TO BE DONE:
Reproduce exactly the lines starting at the line that contains "What matplotlib code" and ending at the line that contains "import seaborn as sns". Omit pictures.
─── DATA LISTING
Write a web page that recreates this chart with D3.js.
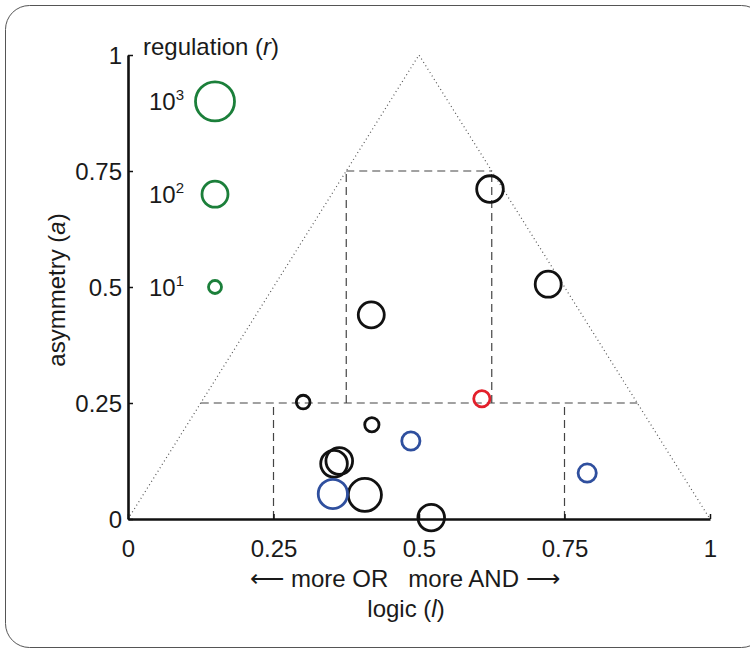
<!DOCTYPE html>
<html><head><meta charset="utf-8">
<script src="https://cdn.jsdelivr.net/npm/d3@7"></script>
<style>body{margin:0;background:#fff}svg{display:block}text{font-family:"Liberation Sans",Arial,Helvetica,sans-serif;fill:#1a1a1a}</style>
</head><body>
<script>
// Data
const logicVals      = [0.622, 0.722, 0.418, 0.301, 0.419, 0.354, 0.363, 0.407, 0.521, 0.352, 0.486, 0.789, 0.608];
const asymmetryVals  = [0.711, 0.506, 0.440, 0.252, 0.203, 0.119, 0.125, 0.052, 0.003, 0.054, 0.168, 0.099, 0.259];
const log10Regulation= [2.05, 2.0, 2.0, 1.05, 1.1, 2.05, 2.05, 2.55, 2.05, 2.25, 1.4, 1.4, 1.25];
const pointGroup     = ["black","black","black","black","black","black","black","black","black","blue","blue","blue","red"];
const tickValues     = [0, 0.25, 0.5, 0.75, 1];
const tickLabels     = ["0", "0.25", "0.5", "0.75", "1"];
const legendExponents= [3, 2, 1];
const legendAsym     = [0.9, 0.7, 0.5];

const colors = {black:"#111111", blue:"#2f4f9e", red:"#e3202b", green:"#1b7f3a"};

const W = 750, H = 651;
const FS = 24;
const svg = d3.select("body").append("svg").attr("width", W).attr("height", H);

svg.append("rect").attr("x",5.5).attr("y",5.5).attr("width",760).attr("height",642)
  .attr("rx",24).attr("fill","none").attr("stroke","#555").attr("stroke-width",1);

const x = d3.scaleLinear().domain([0,1]).range([128,710]);
const y = d3.scaleLinear().domain([0,1]).range([519,55]);
const rScale = d3.scaleLinear().domain([0,3]).range([0,19.5]);

const g = svg.append("g");

// dotted triangle
g.append("path")
  .attr("d", d3.line()([[x(0),y(0)],[x(0.5),y(1)],[x(1),y(0)]]))
  .attr("fill","none").attr("stroke","#555").attr("stroke-width",1.2).attr("stroke-dasharray","1,3");

// dashed region lines
const dashed = [
  [[0.125,0.25],[0.875,0.25]],
  [[0.25,0],[0.25,0.25]],
  [[0.75,0],[0.75,0.25]],
  [[0.375,0.25],[0.375,0.75]],
  [[0.625,0.25],[0.625,0.75]],
  [[0.375,0.75],[0.625,0.75]]
];
dashed.forEach(seg => {
  g.append("line").attr("x1",x(seg[0][0])).attr("y1",y(seg[0][1]))
    .attr("x2",x(seg[1][0])).attr("y2",y(seg[1][1]))
    .attr("stroke","#444").attr("stroke-width",1.2).attr("stroke-dasharray","8,5");
});

// axes
const xAxis = d3.axisBottom(x).tickValues(tickValues).tickFormat((d,i)=>tickLabels[i]).tickSizeInner(-5).tickSizeOuter(0);
const yAxis = d3.axisLeft(y).tickValues(tickValues).tickFormat((d,i)=>tickLabels[i]).tickSizeInner(-5).tickSizeOuter(0).tickPadding(6);
const gx = svg.append("g").attr("transform",`translate(0,${y(0)})`).call(xAxis);
const gy = svg.append("g").attr("transform",`translate(${x(0)},0)`).call(yAxis);
[gx,gy].forEach(a=>{
  a.select(".domain").attr("stroke","#111").attr("stroke-width",2.6);
  a.selectAll(".tick line").attr("stroke","#111").attr("stroke-width",1.5);
  a.selectAll(".tick text").attr("font-size",null).style("font-size",FS+"px").attr("fill","#1a1a1a");
});
gx.selectAll(".tick text").attr("y",38).attr("dy",0);
gy.selectAll(".tick text").attr("dy","0.36em");

// points
const pts = logicVals.map((v,i)=>({l:v,a:asymmetryVals[i],r:log10Regulation[i],c:pointGroup[i]}));
svg.append("g").selectAll("circle").data(pts).join("circle")
  .attr("cx",d=>x(d.l)).attr("cy",d=>y(d.a)).attr("r",d=>rScale(d.r))
  .attr("fill","none").attr("stroke",d=>colors[d.c]).attr("stroke-width",2.8);

// legend
const lg = svg.append("g");
const title = lg.append("text").attr("x",143).attr("y",55).style("font-size",FS+"px");
title.append("tspan").text("regulation (");
title.append("tspan").attr("font-style","italic").text("r");
title.append("tspan").text(")");
legendExponents.forEach((e,i)=>{
  const cy = y(legendAsym[i]);
  lg.append("circle").attr("cx",215).attr("cy",cy).attr("r",rScale(e))
    .attr("fill","none").attr("stroke",colors.green).attr("stroke-width",2.8);
  const t = lg.append("text").attr("x",149).attr("y",cy+9).style("font-size",FS+"px");
  t.append("tspan").text("10");
  t.append("tspan").attr("dy",-10).style("font-size","15px").text(e);
});

// axis labels
const xl1 = svg.append("text").attr("x",405).attr("y",587).attr("text-anchor","middle").style("font-size",FS+"px");
xl1.append("tspan").style("font-family","'DejaVu Sans'").style("font-weight","200").text("\u27F5");
xl1.append("tspan").text(" more OR \u00a0\u00a0more AND ");
xl1.append("tspan").style("font-family","'DejaVu Sans'").style("font-weight","200").text("\u27F6");
const xl2 = svg.append("text").attr("x",406).attr("y",617).attr("text-anchor","middle").style("font-size",FS+"px");
xl2.append("tspan").text("logic (");
xl2.append("tspan").attr("font-style","italic").text("l");
xl2.append("tspan").text(")");

const yl = svg.append("text").attr("transform","translate(65,290) rotate(-90)").attr("text-anchor","middle").style("font-size",FS+"px");
yl.append("tspan").text("asymmetry (");
yl.append("tspan").attr("font-style","italic").text("a");
yl.append("tspan").text(")");
</script>
</body></html>
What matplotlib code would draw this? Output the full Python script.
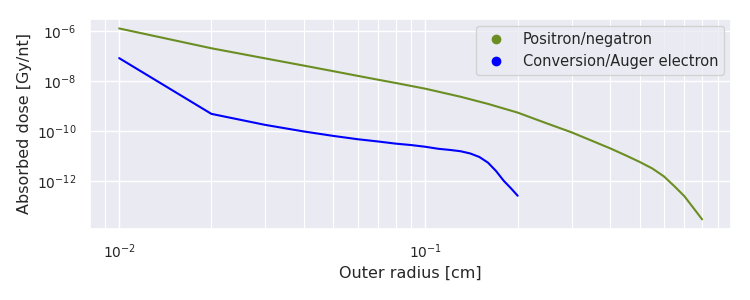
import matplotlib
matplotlib.use("Agg")
import matplotlib.pyplot as plt
from matplotlib.lines import Line2D
import seaborn as sns

sns.set_theme(style="darkgrid")
plt.rcParams['font.family'] = ['DejaVu Sans']

# outer radius [cm] vs absorbed dose [Gy/nt]
r_beta = [0.01, 0.02, 0.03, 0.04, 0.05, 0.06, 0.07, 0.08, 0.10, 0.13,
          0.16, 0.20, 0.245, 0.30, 0.40, 0.45, 0.50, 0.55, 0.60, 0.65,
          0.70, 0.75, 0.80]
dose_beta = [1.23e-6, 2.0e-7, 7.9e-8, 4.1e-8, 2.45e-8, 1.6e-8, 1.12e-8,
             8.3e-9, 4.9e-9, 2.36e-9, 1.22e-9, 5.5e-10, 2.2e-10, 9.0e-11,
             2.1e-11, 1.1e-11, 6.0e-12, 3.3e-12, 1.6e-12, 6.4e-13, 2.6e-13,
             8.7e-14, 3.1e-14]

r_ce = [0.01, 0.02, 0.03, 0.04, 0.05, 0.06, 0.07, 0.08, 0.09, 0.10, 0.11,
        0.12, 0.13, 0.14, 0.15, 0.16, 0.17, 0.18, 0.19, 0.20]
dose_ce = [8.1e-8, 4.9e-10, 1.78e-10, 9.8e-11, 6.5e-11, 4.8e-11, 3.9e-11,
           3.2e-11, 2.8e-11, 2.4e-11, 2.0e-11, 1.8e-11, 1.6e-11, 1.3e-11,
           9.4e-12, 5.6e-12, 2.6e-12, 1.07e-12, 5.4e-13, 2.7e-13]

fig, ax = plt.subplots(figsize=(7.5, 3), dpi=100)
fig.subplots_adjust(left=0.12, right=0.975, top=0.937, bottom=0.237)

ax.plot(r_beta, dose_beta, color='olivedrab', lw=1.5)
ax.plot(r_ce, dose_ce, color='blue', lw=1.5)
ax.set_xscale('log')
ax.set_yscale('log')
ax.grid(which='minor', axis='x', color='white', lw=0.8)

ax.set_xlabel('Outer radius [cm]', fontsize=11.5)
ax.set_ylabel('Absorbed dose [Gy/nt]', fontsize=11.5)
ax.tick_params(labelsize=10)

handles = [Line2D([], [], marker='o', ls='none', color='olivedrab', markersize=6),
           Line2D([], [], marker='o', ls='none', color='blue', markersize=6)]
ax.legend(handles, ['Positron/negatron', 'Conversion/Auger electron'],
          loc='upper right', fontsize=10.5)

fig.savefig('out.png')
──────
WORKED SOLUTION:
What matplotlib code would draw this? Output the full Python script.
import matplotlib
matplotlib.use("Agg")
import matplotlib.pyplot as plt
from matplotlib.lines import Line2D
import seaborn as sns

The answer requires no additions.